Why? Basically as said you surmised, if one likes shooters or the like, you usually get tired to death about the bland causes of justice they have, all +600 copies of them. Not counting games like spec ops the line of course but those far and few in between. If it were that there wasn't such saturation of this blandness, I maybe wouldn't even care for Hatred, but now I really need the catharsis that comes from playing a protagonist that spits in the face of everything that blandness represents.

Seriously, I have been trying to finish Watch_dogs for almost a month now, but it feels more like a chore than fun with Aiden_bland_Pierce.

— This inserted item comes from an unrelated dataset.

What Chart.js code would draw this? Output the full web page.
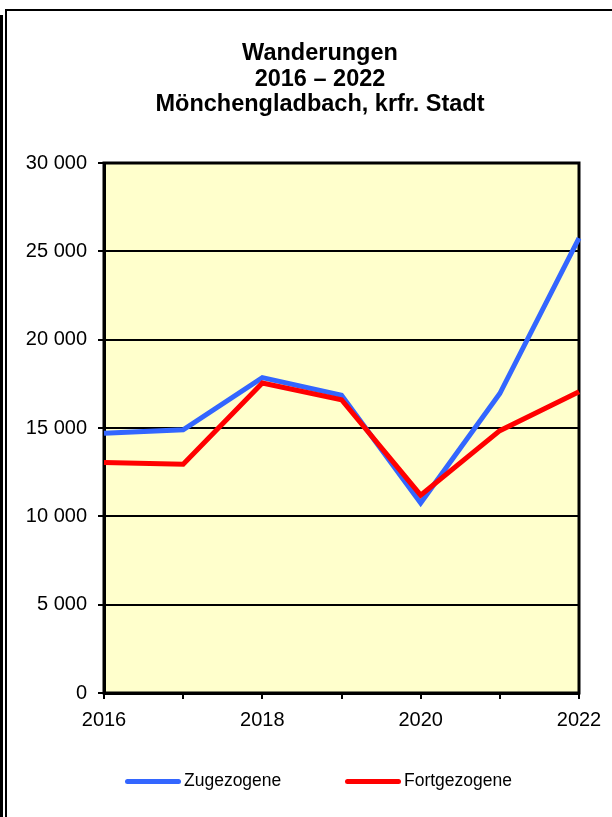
<!DOCTYPE html>
<html>
<head>
<meta charset="utf-8">
<script src="https://cdn.jsdelivr.net/npm/chart.js@4.4.0/dist/chart.umd.min.js"></script>
<style>
  html, body { margin: 0; padding: 0; background: #ffffff; overflow: hidden; width: 612px; height: 817px; }
  #wrap { position: relative; width: 612px; height: 817px; overflow: hidden; }
  .f { position: absolute; background: #000; }
  #c { position: absolute; left: 8px; top: 0; }
</style>
</head>
<body>
<div id="wrap">
  <div class="f" style="left:0;top:15px;width:3px;height:802px;"></div>
  <div class="f" style="left:5px;top:9px;width:2px;height:808px;"></div>
  <div class="f" style="left:5px;top:9px;width:607px;height:2px;"></div>
  <canvas id="c" width="624" height="817"></canvas>
</div>
<script>
const years = ['2016', '2017', '2018', '2019', '2020', '2021', '2022'];
const xTickLabels = ['2016', '', '2018', '', '2020', '', '2022'];
const zugezogene = [14700, 14900, 17850, 16850, 10750, 16950, 25750];
const fortgezogene = [13050, 12950, 17550, 16600, 11200, 14850, 17050];
const seriesNames = ['Zugezogene', 'Fortgezogene'];
const titleLines = ['Wanderungen', '2016 \u2013 2022', 'M\u00f6nchengladbach, krfr. Stadt'];
const yMin = 0, yMax = 30000, yStep = 5000;

const FONT = '"Liberation Sans", Arial, Helvetica, sans-serif';

const plotFrame = {
  id: 'plotFrame',
  beforeDraw(chart) {
    const a = chart.chartArea, ctx = chart.ctx;
    ctx.save();
    ctx.fillStyle = '#FFFFCC';
    ctx.fillRect(a.left, a.top, a.right - a.left, a.bottom - a.top);
    ctx.restore();
  },
  beforeDatasetsDraw(chart) {
    const a = chart.chartArea, ctx = chart.ctx;
    ctx.save();
    ctx.strokeStyle = '#000';
    ctx.lineWidth = 3;
    ctx.strokeRect(a.left, a.top, a.right - a.left, a.bottom - a.top);
    ctx.restore();
  }
};

const customLegend = {
  id: 'customLegend',
  afterDraw(chart) {
    const ctx = chart.ctx;
    const items = [
      { lineX: 117, textX: 176 },
      { lineX: 337, textX: 396 }
    ];
    const y = 781.5;
    ctx.save();
    chart.data.datasets.forEach((ds, i) => {
      const it = items[i];
      ctx.strokeStyle = ds.borderColor;
      ctx.lineWidth = 5;
      ctx.lineCap = 'round';
      ctx.beginPath();
      ctx.moveTo(it.lineX + 2.5, y);
      ctx.lineTo(it.lineX + 56 - 2.5, y);
      ctx.stroke();
      ctx.fillStyle = '#000';
      ctx.font = '17.5px ' + FONT;
      ctx.textBaseline = 'middle';
      ctx.textAlign = 'left';
      ctx.fillText(ds.label, it.textX, y);
    });
    ctx.restore();
  }
};

new Chart(document.getElementById('c'), {
  type: 'line',
  data: {
    labels: years,
    datasets: [
      { label: seriesNames[0], data: zugezogene, borderColor: '#3366FF', backgroundColor: '#3366FF',
        borderWidth: 5, pointRadius: 0, pointHoverRadius: 0, tension: 0, fill: false, order: 1, borderJoinStyle: 'miter' },
      { label: seriesNames[1], data: fortgezogene, borderColor: '#FF0000', backgroundColor: '#FF0000',
        borderWidth: 5, pointRadius: 0, pointHoverRadius: 0, tension: 0, fill: false, order: 0, borderJoinStyle: 'miter' }
    ]
  },
  options: {
    responsive: false,
    animation: false,
    devicePixelRatio: 1,
    layout: { padding: { left: 0, right: 0, top: 0, bottom: 84 } },
    plugins: {
      legend: { display: false },
      tooltip: { enabled: false },
      title: {
        display: true,
        text: titleLines,
        color: '#000',
        font: { family: FONT, size: 23.5, weight: 'bold', lineHeight: '25.5px' },
        padding: { top: 41, bottom: 45.5 }
      }
    },
    scales: {
      x: {
        type: 'category',
        offset: false,
        grid: { display: true, drawOnChartArea: false, drawTicks: true, tickLength: 6, color: '#000', lineWidth: 2, offset: false },
        border: { display: true, color: '#000', width: 3 },
        ticks: {
          autoSkip: false, maxRotation: 0, minRotation: 0, padding: 9, color: '#000',
          font: { family: FONT, size: 20 },
          callback: (v, i) => xTickLabels[i]
        },
        afterFit: (s) => { s.height = 40; }
      },
      y: {
        min: yMin, max: yMax,
        grid: { color: '#000', lineWidth: 2, drawTicks: true, tickLength: 6 },
        border: { display: true, color: '#000', width: 3 },
        ticks: {
          stepSize: yStep, padding: 11, color: '#000',
          font: { family: FONT, size: 20 },
          callback: (v) => String(v).replace(/\B(?=(\d{3})+(?!\d))/g, ' ')
        },
        afterFit: (s) => { s.width = 96; }
      },
      spacer: {
        type: 'linear',
        position: 'right',
        display: true,
        min: 0, max: 1,
        grid: { display: false, drawOnChartArea: false, drawTicks: false },
        border: { display: false },
        ticks: { display: false },
        afterFit: (s) => { s.width = 53; }
      }
    }
  },
  plugins: [plotFrame, customLegend]
});
</script>
</body>
</html>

If I would go deeper into explaining the "blandness" I have been referring to, it would take more typing than I am willing to commit to posting here.

PS: I feel McKinsey is pretty spot-on about Postal. Heck, if Postal 3 had not been such unplayable disaster of a game, there would be no need for Hatred. (Man that game title though, so many uses for it)
Heh. "Watch Dogs, the game so disappointing it made Hatred look good!"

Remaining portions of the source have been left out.